§§ 133, 157, 241 Abs. 2, 242, 311 Abs. 2 BGB; § 2 Abs. 5, 6, § 6 Abs. 6 VOB/B

Bei offensichtlich falschen Vergabe- und Vertragsunterlagen ohne Hinweis kein Nachtrag

OLG Celle, Urt. v. 02.10.2019 - 14 U 171/18

IBR 2019, 601

I. Das Urteil nimmt Stellung zu der Frage,

was für die Auslegung einer auf einem Vergabeverfahren der VOB/A beruhenden Leistungsbeschreibung maßgeblich ist und wann der Auftragnehmer eine Prüfungs- und Hinweispflicht hat.

II. Das Urteil hat folgende Leitsätze:

1. Beruht der Vertragsschluss auf einem Vergabeverfahren der VOB/A, ist die Ausschreibung mit dem Inhalt der Auslegung zugrunde zu legen, wie ihn der Empfängerkreis verstehen muss. Grundlage der Auslegung ist der objektive Empfängerhorizont dieser potentiellen Bieter.
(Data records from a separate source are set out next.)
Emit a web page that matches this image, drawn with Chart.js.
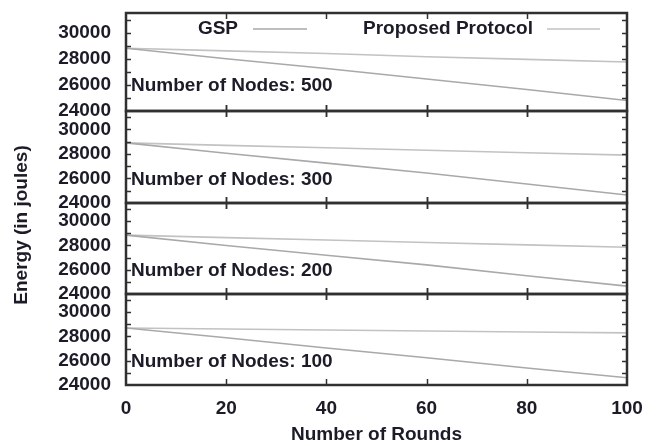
<!DOCTYPE html>
<html>
<head>
<meta charset="utf-8">
<script src="https://cdn.jsdelivr.net/npm/chart.js@4.4.1/dist/chart.umd.min.js"></script>
<style>
  html, body { margin: 0; padding: 0; background: #fff; }
  #wrap { width: 662px; height: 446px; }
</style>
</head>
<body>
<div id="wrap"><canvas id="chart" width="662" height="446"></canvas></div>
<script>
// rounds on the x axis
const rounds = [0, 20, 40, 60, 80, 100];
const xTicks = [0, 20, 40, 60, 80, 100];
const yTicks = [24000, 26000, 28000, 30000];

// energy left (joules)
const gsp500  = [28800, 28000, 27250, 26450, 25650, 24800];
const prop500 = [28800, 28600, 28400, 28150, 27950, 27750];
const gsp300  = [28900, 28050, 27250, 26450, 25550, 24650];
const prop300 = [28900, 28700, 28500, 28300, 28100, 27900];
const gsp200  = [28850, 28000, 27200, 26400, 25500, 24650];
const prop200 = [28850, 28650, 28450, 28250, 28050, 27850];
const gsp100  = [28700, 27900, 27050, 26250, 25400, 24600];
const prop100 = [28700, 28620, 28530, 28450, 28370, 28300];

const ink = "#1c1c28";
const frameColor = "#303030";
const gspColor = "#a9a9a9";
const propColor = "#c2c2c2";
const font = { family: "'Liberation Sans', Arial, sans-serif", size: 19, weight: "bold" };

// panels, bottom first (chart.js puts the last stacked axis on top)
const panels = [
    { id: "y100", nodes: 100, gsp: gsp100, prop: prop100, weight: 91 },
    { id: "y200", nodes: 200, gsp: gsp200, prop: prop200, weight: 91 },
    { id: "y300", nodes: 300, gsp: gsp300, prop: prop300, weight: 92 },
    { id: "y500", nodes: 500, gsp: gsp500, prop: prop500, weight: 98 }
];

const toPoints = (vals) => rounds.map((r, i) => ({ x: r, y: vals[i] }));

let datasets = [];
let scales = {
    x: {
        type: "linear",
        min: 0,
        max: 100,
        afterBuildTicks: (axis) => { axis.ticks = xTicks.map(v => ({ value: v })); },
        grid: { display: false, drawTicks: false },
        border: { display: false },
        ticks: { color: ink, font: font, padding: 12, maxRotation: 0, autoSkip: false, callback: (v) => String(v) },
        title: { display: true, text: "Number of Rounds", color: ink, font: font, padding: { top: 0, bottom: 0 } },
        afterFit: (scale) => { scale.height = 61; scale.paddingLeft = 0; scale.paddingRight = 0; }
    }
};

panels.forEach((p) => {
    datasets.push({
        label: "GSP", data: toPoints(p.gsp), yAxisID: p.id,
        borderColor: gspColor, borderWidth: 1.6, pointRadius: 0, fill: false, tension: 0
    });
    datasets.push({
        label: "Proposed Protocol", data: toPoints(p.prop), yAxisID: p.id,
        borderColor: propColor, borderWidth: 1.6, pointRadius: 0, fill: false, tension: 0
    });
    scales[p.id] = {
        type: "linear",
        position: "left",
        stack: "panels",
        stackWeight: p.weight,
        min: 24000,
        max: 31500,
        afterBuildTicks: (axis) => { axis.ticks = yTicks.map(v => ({ value: v })); },
        grid: { display: false, drawTicks: false },
        border: { display: false },
        ticks: { color: ink, font: font, padding: 15, autoSkip: false, callback: (v) => String(v) },
        afterFit: (scale) => { scale.width = 126; scale.paddingTop = 0; scale.paddingBottom = 0; }
    };
});

// gnuplot-like frame, inward ticks, panel labels, key and y title
const framePlugin = {
    id: "frame",
    afterDatasetsDraw(chart) {
        const ctx = chart.ctx;
        const x = chart.scales.x;
        const area = chart.chartArea;
        ctx.save();
        ctx.strokeStyle = frameColor;
        ctx.lineWidth = 1.5;

        panels.forEach((p) => {
            const y = chart.scales[p.id];
            // minor ticks left and right every 1000
            for (let v = 25000; v <= 31000; v += 1000) {
                const py = Math.round(y.getPixelForValue(v)) + 0.5;
                ctx.beginPath();
                ctx.moveTo(area.left, py); ctx.lineTo(area.left + 5, py);
                ctx.moveTo(area.right, py); ctx.lineTo(area.right - 5, py);
                ctx.stroke();
            }
            // x ticks on top and bottom edges of each panel
            [y.top, y.bottom].forEach((by) => {
                xTicks.slice(1, -1).forEach((v) => {
                    const px = Math.round(x.getPixelForValue(v)) + 0.5;
                    ctx.beginPath();
                    ctx.moveTo(px, Math.max(area.top, by - 6));
                    ctx.lineTo(px, Math.min(area.bottom, by + 6));
                    ctx.stroke();
                });
            });
        });

        ctx.lineWidth = 2.5;
        panels.forEach((p) => {
            const y = chart.scales[p.id];
            ctx.strokeRect(area.left, y.top, area.right - area.left, y.bottom - y.top);
        });

        // panel labels
        ctx.fillStyle = ink;
        ctx.font = "bold 19px 'Liberation Sans', Arial, sans-serif";
        ctx.textBaseline = "middle";
        ctx.textAlign = "left";
        panels.forEach((p) => {
            const y = chart.scales[p.id];
            ctx.fillText("Number of Nodes: " + p.nodes, area.left + 5, y.getPixelForValue(25900));
        });

        // key, text first then sample line
        const top = chart.scales.y500.top;
        const keyY = top + 16;
        const keys = [
            { text: datasets[0].label, color: gspColor, textEnd: area.left + 112, l0: area.left + 127, l1: area.left + 181 },
            { text: datasets[1].label, color: propColor, textEnd: area.left + 407, l0: area.left + 421, l1: area.left + 474 }
        ];
        keys.forEach((k) => {
            ctx.fillStyle = ink;
            ctx.textAlign = "right";
            ctx.fillText(k.text, k.textEnd, keyY);
            ctx.strokeStyle = k.color;
            ctx.lineWidth = 1.6;
            ctx.beginPath();
            ctx.moveTo(k.l0, keyY); ctx.lineTo(k.l1, keyY);
            ctx.stroke();
        });

        // y axis title
        ctx.translate(22, 225);
        ctx.rotate(-Math.PI / 2);
        ctx.textAlign = "center";
        ctx.fillStyle = ink;
        ctx.fillText("Energy (in joules)", 0, 0);
        ctx.restore();
    }
};

new Chart(document.getElementById("chart"), {
    type: "line",
    data: { datasets: datasets },
    options: {
        responsive: false,
        animation: false,
        layout: { padding: { top: 13, right: 35, left: 0, bottom: 0 } },
        plugins: { legend: { display: false }, tooltip: { enabled: false } },
        scales: scales
    },
    plugins: [framePlugin]
});
</script>
</body>
</html>
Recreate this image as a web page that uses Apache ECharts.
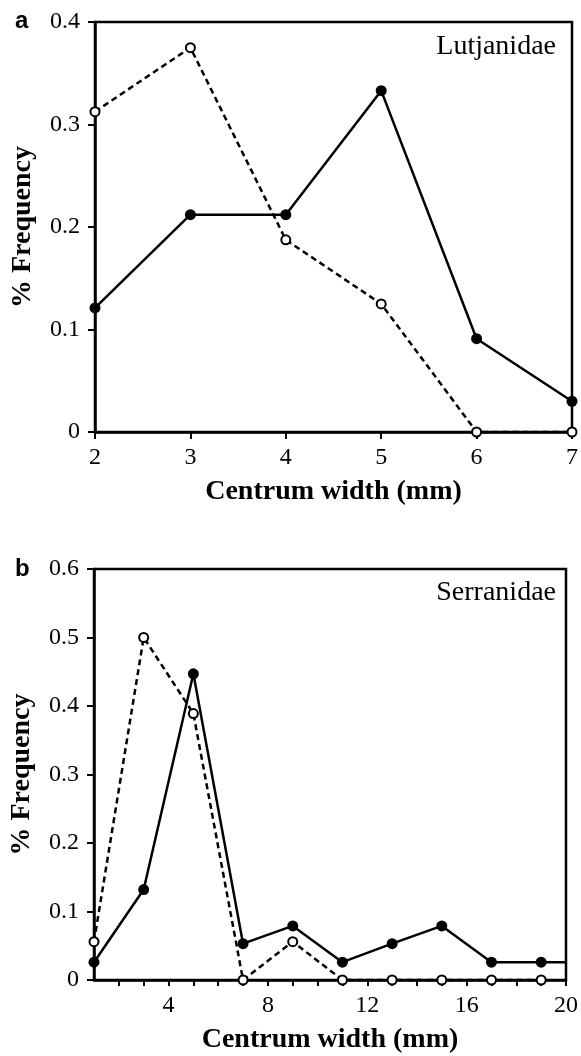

2. Neben dem Wortlaut der Ausschreibung sind die Umstände des Einzelfalls, u.a. die konkreten Verhältnisse des Bauwerks zu berücksichtigen, zudem Verkehrssitte sowie Treu und Glauben.

3. Ob die ausschreibende Stelle ein bestimmtes Problem möglicherweise nicht gesehen hat, kann die Auslegung des Vertrags nicht beeinflussen; maßgeblich ist die objektive Sicht der potentiellen Bieter und nicht das subjektive Verständnis des Auftraggebers von seiner Ausschreibung.

4. Ein Bauvertrag ist zudem als sinnvolles Ganzes auszulegen. Es ist davon auszugehen, dass der Anbieter eine Leistung widerspruchsfrei anbieten will.